Я вспомнил случившееся: тускло освещенная комната, элегантная женщина на диване, холодная и безразличная, и я, охваченный отчаянием. Я помнил блеск кольца с драгоценными камнями на белой руке. И не захотел пожалеть ее.
— Моя дорогая Джулия… ты позволишь мне называть тебя Джулией?
Она кивнула.
— Моя дорогая Джулия, поначалу я чувствовал себя несчастным, я это признаю, но недолго. Достаточно было выпить бутылку вина и хорошенько выспаться. Это такое же действенное средство, как кровопускание при лихорадке.
— Ты чувствовал себя несчастным?
— Естественно. Обычное дело, если тебе указывают на дверь. Куда приятнее самому инициировать разрыв.
— Так это вопрос гордости?
— Не могу этого не признать.
— Тогда я так не думала.
Я рассмеялся:
— Во всем виновата моя слишком уж эмоциональная натура. Я тебя напугал, но в действительности это ровным счетом ничего не значило. — Она молчала, и через какое-то время я продолжил: — Знаешь, когда человек молод, он должен максимально использовать отпущенное ему время. Верность — излишняя добродетель, непрактичная и совершенно немодная.
— Что ты хочешь этим сказать?
— Проще говоря, ты не особенно любила меня, а я не особенно любил тебя.
— Ох!
— Мы почувствовали влечение другу к другу, а после того как удовлетворили его, нас уже ничего не связывало. Мы поступили бы глупо, если б не разбежались. Если бы ты не порвала со мной, это пришлось бы сделать мне. Женская интуиция подсказала тебе это, и ты опередила меня.
Вновь она промолчала.
— Разумеется, если бы ты любила меня или я — тебя, все было бы иначе. Но в нашем случае…

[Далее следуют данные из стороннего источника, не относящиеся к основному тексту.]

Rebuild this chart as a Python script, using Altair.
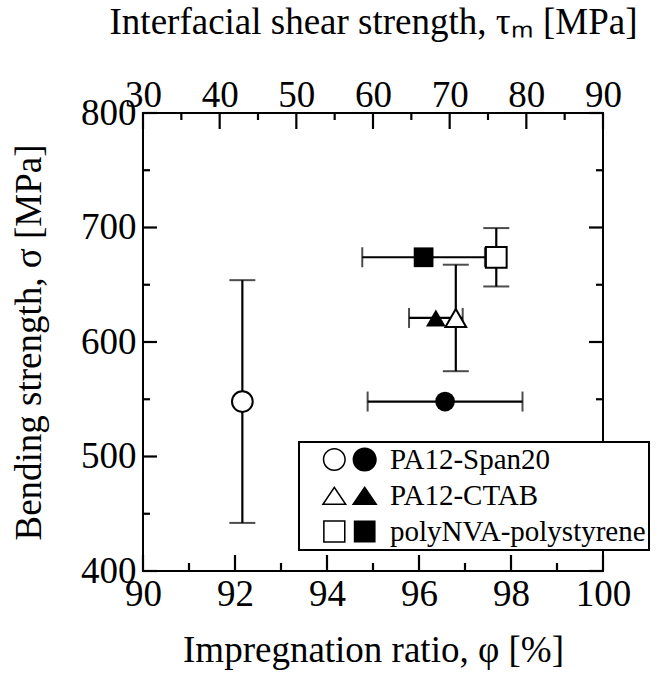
import altair as alt
import pandas as pd

FONT = "Liberation Serif"

# ---- data ----
series = ["PA12-Span20", "PA12-CTAB", "polyNVA-polystyrene"]
shapes = ["circle", "triangle-up", "square"]

# open symbols: impregnation ratio (bottom axis) vs bending strength
phi = [92.16, 96.80, 97.68]
sigma = [548, 621, 674]
sigma_err = [106, 46.5, 25.5]

# filled symbols: interfacial shear strength (top axis) vs bending strength
tau = [69.4, 68.2, 66.6]
tau_err = [10.1, 3.5, 8.0]

# axis tick values
phi_major = [90, 92, 94, 96, 98, 100]
phi_minor = [91, 93, 95, 97, 99]
tau_major = [30, 40, 50, 60, 70, 80, 90]
tau_minor = [35, 45, 55, 65, 75, 85]
sig_major = [400, 500, 600, 700, 800]
sig_minor = [450, 550, 650, 750]

# legend glyphs: open + filled symbol side by side (unit box paths)
legend_symbols = [
    "M -2.43 0 A 1.05 1.05 0 1 0 -0.33 0 A 1.05 1.05 0 1 0 -2.43 0 Z "
    "M -2.29 0 A 0.91 0.91 0 1 1 -0.47 0 A 0.91 0.91 0 1 1 -2.29 0 Z "
    "M 0.28 0 A 1.1 1.1 0 1 0 2.48 0 A 1.1 1.1 0 1 0 0.28 0 Z",
    "M -1.38 -0.86 L -2.54 0.86 L -0.22 0.86 Z "
    "M -1.38 -0.61 L -0.483 0.72 L -2.277 0.72 Z "
    "M 1.38 -0.86 L 0.20 0.86 L 2.56 0.86 Z",
    "M -2.40 -1.02 L -0.36 -1.02 L -0.36 1.02 L -2.40 1.02 Z "
    "M -2.26 -0.88 L -2.26 0.88 L -0.50 0.88 L -0.50 -0.88 Z "
    "M 0.39 -0.99 L 2.37 -0.99 L 2.37 0.99 L 0.39 0.99 Z",
]

W, H = 460, 458

df_open = pd.DataFrame({"series": series, "phi": phi, "sigma": sigma, "err": sigma_err})
df_open["lo"] = df_open["sigma"] - df_open["err"]
df_open["hi"] = df_open["sigma"] + df_open["err"]

df_fill = pd.DataFrame({"series": series, "tau": tau, "sigma": sigma, "err": tau_err})
df_fill["lo"] = df_fill["tau"] - df_fill["err"]
df_fill["hi"] = df_fill["tau"] + df_fill["err"]

xs_phi = alt.Scale(domain=[90, 100], nice=False, zero=False)
xs_tau = alt.Scale(domain=[30, 90], nice=False, zero=False)
ys = alt.Scale(domain=[400, 800], nice=False, zero=False)
shape_scale = alt.Scale(domain=series, range=shapes)

common_axis = dict(ticks=False, domain=False, grid=False, labelFont=FONT, labelFontSize=37,
                   labelColor="black", labelFlush=False, labelOverlap=False,
                   titleFont=FONT, titleFontSize=37, titleFontWeight="normal",
                   titleColor="black", format="d")

ax_phi = alt.Axis(orient="bottom", values=phi_major, labelPadding=5, titlePadding=20,
                  title="Impregnation ratio, φ [%]", **common_axis)
ax_tau = alt.Axis(orient="top", values=tau_major, labelPadding=-1, titlePadding=35,
                  title="Interfacial shear strength, τₘ [MPa]", **common_axis)
ax_sig = alt.Axis(orient="left", values=sig_major, labelPadding=7, titlePadding=32,
                  title="Bending strength, σ [MPa]", **common_axis)

def ydef(field):
    return alt.Y(f"{field}:Q", scale=ys, axis=ax_sig)

RULE = dict(color="black", strokeWidth=2.2)

# ---- frame ticks (inward) ----
def xticks(vals, scale, axis, y0, y1):
    return alt.Chart(pd.DataFrame({"v": vals})).mark_rule(**RULE).encode(
        x=alt.X("v:Q", scale=scale, axis=axis), y=alt.value(y0), y2=alt.value(y1))

def yticks(vals, x0, x1):
    return alt.Chart(pd.DataFrame({"v": vals})).mark_rule(**RULE).encode(
        y=ydef("v"), x=alt.value(x0), x2=alt.value(x1))

# ---- filled group (top axis) ----
f_base = alt.Chart(df_fill)
f_bar = f_base.mark_rule(**RULE).encode(
    x=alt.X("lo:Q", scale=xs_tau, axis=ax_tau), x2="hi:Q", y=ydef("sigma"))
f_cap_lo = f_base.mark_tick(orient="vertical", size=20, thickness=2, color="black").encode(
    x=alt.X("lo:Q", scale=xs_tau, axis=ax_tau), y=ydef("sigma"))
f_cap_hi = f_base.mark_tick(orient="vertical", size=20, thickness=2, color="black").encode(
    x=alt.X("hi:Q", scale=xs_tau, axis=ax_tau), y=ydef("sigma"))
f_pts = f_base.mark_point(filled=True, color="black", opacity=1, strokeWidth=0, size=390).encode(
    x=alt.X("tau:Q", scale=xs_tau, axis=ax_tau), y=ydef("sigma"),
    shape=alt.Shape("series:N", scale=shape_scale, legend=None))

filled_group = alt.layer(
    xticks(tau_major, xs_tau, ax_tau, 0, 16),
    xticks(tau_minor, xs_tau, ax_tau, 0, 7),
    yticks(sig_major, 0, 14), yticks(sig_minor, 0, 7),
    yticks(sig_major, W, W - 14), yticks(sig_minor, W, W - 7),
    f_bar, f_cap_lo, f_cap_hi, f_pts)

# ---- open group (bottom axis) ----
o_base = alt.Chart(df_open)
o_bar = o_base.mark_rule(**RULE).encode(
    x=alt.X("phi:Q", scale=xs_phi, axis=ax_phi), y=ydef("lo"), y2="hi:Q")
o_cap_lo = o_base.mark_tick(orient="horizontal", size=26, thickness=2, color="black").encode(
    x=alt.X("phi:Q", scale=xs_phi, axis=ax_phi), y=ydef("lo"))
o_cap_hi = o_base.mark_tick(orient="horizontal", size=26, thickness=2, color="black").encode(
    x=alt.X("phi:Q", scale=xs_phi, axis=ax_phi), y=ydef("hi"))
o_pts = o_base.mark_point(filled=True, color="white", stroke="black", strokeWidth=2,
                          opacity=1, size=430).encode(
    x=alt.X("phi:Q", scale=xs_phi, axis=ax_phi), y=ydef("sigma"),
    shape=alt.Shape("series:N", scale=shape_scale, legend=None))

open_group = alt.layer(
    xticks(phi_major, xs_phi, ax_phi, H, H - 16),
    xticks(phi_minor, xs_phi, ax_phi, H, H - 8),
    o_bar, o_cap_lo, o_cap_hi, o_pts)

# ---- legend (open + filled glyph per series) ----
legend_layer = alt.Chart(pd.DataFrame({"series": series})).transform_filter(
    "false").mark_point(filled=True, color="black", opacity=1, strokeWidth=0, size=484).encode(
    shape=alt.Shape("series:N", scale=alt.Scale(domain=series, range=legend_symbols),
                    legend=alt.Legend(
                        orient="none", legendX=156, legendY=329, title=None, padding=3,
                        labelFont=FONT, labelFontSize=29, labelColor="black",
                        labelOffset=26, labelLimit=0, symbolOffset=33,
                        labelExpr="datum.label + '\u00a0\u00a0\u00a0\u00a0\u00a0'",
                        symbolSize=484, symbolFillColor="black", symbolStrokeWidth=0,
                        symbolOpacity=1,
                        rowPadding=6, strokeColor="black", fillColor="white")))

chart = alt.layer(filled_group, open_group, legend_layer).resolve_scale(
    x="independent", shape="independent"
).properties(
    width=W, height=H,
    padding={"left": 143, "top": 113, "right": 65, "bottom": 102},
    autosize=alt.AutoSizeParams(type="none"),
    background="white",
).configure_view(stroke="black", strokeWidth=2).configure_legend(strokeWidth=2)

chart.save("out.html", embed_options={"renderer": "svg", "actions": False})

— Я вижу в углу мою кузину Виоланту. Отведешь меня к ней?
Я выполнил ее просьбу, а когда мы раскланивались, спросил:
— Мы так приятно поболтали и расстаемся друзьями, так?
— Несомненно!
Втайне я надеялся, что причинил Джулии боль и задел за живое. Сожалел, что не сумел сказать ей чего-то еще более обидного. Сам я испытывал по отношению к ней полнейшее безразличие, но, когда вспоминал о своих страданиях, ненавидел ее.
В Форли я теперь знал всех и, покинув Джулию, тут же нашел других собеседников. Гости прибывали. У графа собрался весь цвет Форли, и разговоры становились все более оживленными. Иногда их заглушала музыка, а главной темой вечера была удивительная красота Катерины. Она находилась в прекрасном настроении, и никто не знал, почему графиня так весела, учитывая, что в последнее время она страдала от непопулярности мужа. Теперь же ее мрачность исчезла, уступив место ослепительным улыбкам. Ее окружили мужчины, которые что-то говорили ей, и взрывы смеха свидетельствовали об остроумных ответах. Обаянию графини способствовала чуть ли не солдатская прямота, свойственная Франческо Сфорце, которую Катерина в какой-то степени унаследовала. Люди говорили об уважении, которое выказывал Джироламо по отношению к Кеччо: они рука об руку ходили по залу, увлеченные разговором, напоминая о тех временах, когда со стороны казалось, что они — два любящих друг другу брата. Катерина иной раз смотрела на них и одобрительно улыбалась: не вызывало сомнений, что она радовалась их примирению.